What importance does this conference have for the world outside the Amazon region and for the universal Church? In other words, why should readers take notice of this conference and regard it as important?

Bishop Franz-Josef Overbeck, of Essen, who is one of the Synod organizers, was very clear about its goals: “After the Synod, nothing will be the same in the Church. [The Synod] will mark a break in the Church.” A tale-telling sign is the overwhelming role progressive German bishops are assuming in the Synod. It seems obvious that they want to take advantage of it to push through their agenda. To borrow Father Ralph Wiltgen’s metaphor, the Germans are using the Amazon River to help the Rhine flow into the Tiber. No wonder some promoters are calling the Synod the “III Vatican Council.”

Synod organizers and promoters are quite explicit that they want to “reinvent” the Church, using the expression coined by liberation theologian Leonardo Boff, a main contributor to Laudato si’. The Synod intends to revamp the Church ab imis fundamentis, giving it an “Amazonian face.” In other words, the Synod wants to reinterpret the whole Church – its doctrine, its liturgy, its sacraments, its organization – from what they (abusively) call an “Amazonian” perspective. In this sense, the importance of the Synod goes way beyond the boundaries of the Amazon region.

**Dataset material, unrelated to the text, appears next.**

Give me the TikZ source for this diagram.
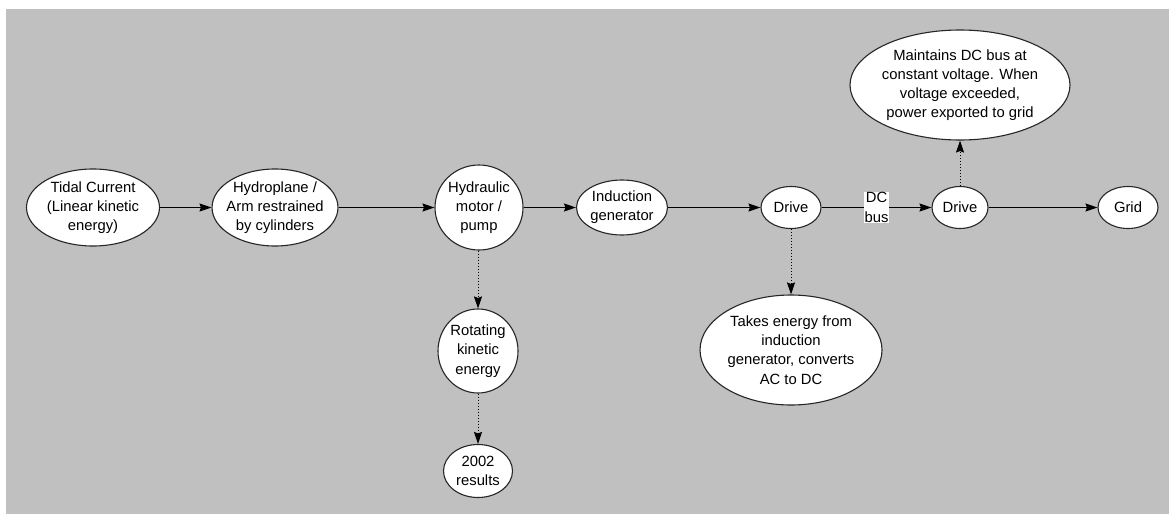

In reading the Preparatory Document and the Instrumentum laboris, one clearly sees the blueprint of a new Church. These documents contain a new theology that produces a new pastoral approach. And this will affect the whole Church. For example, these documents contain a new concept of Revelation, that is immanentist and no longer transcendental. They contain a new model of Church, that is communitarian rather than hierarchical. They contain a new theology of the Sacraments, no longer signs that convey grace but acts that share the imminent divine. They contain a new concept of “ministry” that would even include the Amazonian witch doctors.

Some optimists (I would call them naive) claim that the Synod merely wants to open a few exceptions, like ordaining married men and accepting women to the deaconate, within a very restricted region, i.e. the Amazon, for very specific pastoral needs. We know full well how the game goes: you open an exception for a specific need, and the next thing you know, it becomes the universal practice throughout the Church. Communion in the hand and “extraordinary” ministers of the Eucharist are classical examples.

Is there anything you wish to add?

For the average reader, the idea of tribal society as a model for the West, and Amazonian witchcraft as a new paradigm for theology may sound baffling. However, for someone who has studied the historical revolutionary process, it makes perfect sense.

In “The Origin of Private Property, the Family and the State,” Friedrich Engels affirms that tribalism is the final goal of Communism. After the dictatorship of the proletariat, and a transition phase of self-managing socialism, the final Communist society – “socialism at a higher level” – would be like the tribe, where there is no private property, no family and no State and, therefore, no “alienations.” Marxist thinkers considered tribalism the “original Communism,” to which history will return, thus completing its evolutionary cycle.

That’s why Communism has always promoted indigenism as a way of furthering the Revolution, especially in Latin America. The first Inter-American Indigenist Congress took place in 1940 in Pátzcuaro, Mexico. All the indigenous thinkers and leaders in the 20th century belonged to the Communist or Socialist parties. 

Later, Liberation Theology began to present the Indians as an “oppressed” class in need of “liberation.” Hence the birth of Indigenous Theology, which was later adopted by several Latin American episcopates, particularly in Brazil.

In 1977, Brazilian philosopher Professor Plinio Corrêa de Oliveira wrote a ground-breaking book: “Indian Tribalism: The Communist-Missionary Ideal for Brazil in the Twenty-First Century.” In it, the Catholic leader denounces the tribalist and indigenous currents that had taken over the Bishops’ Conference.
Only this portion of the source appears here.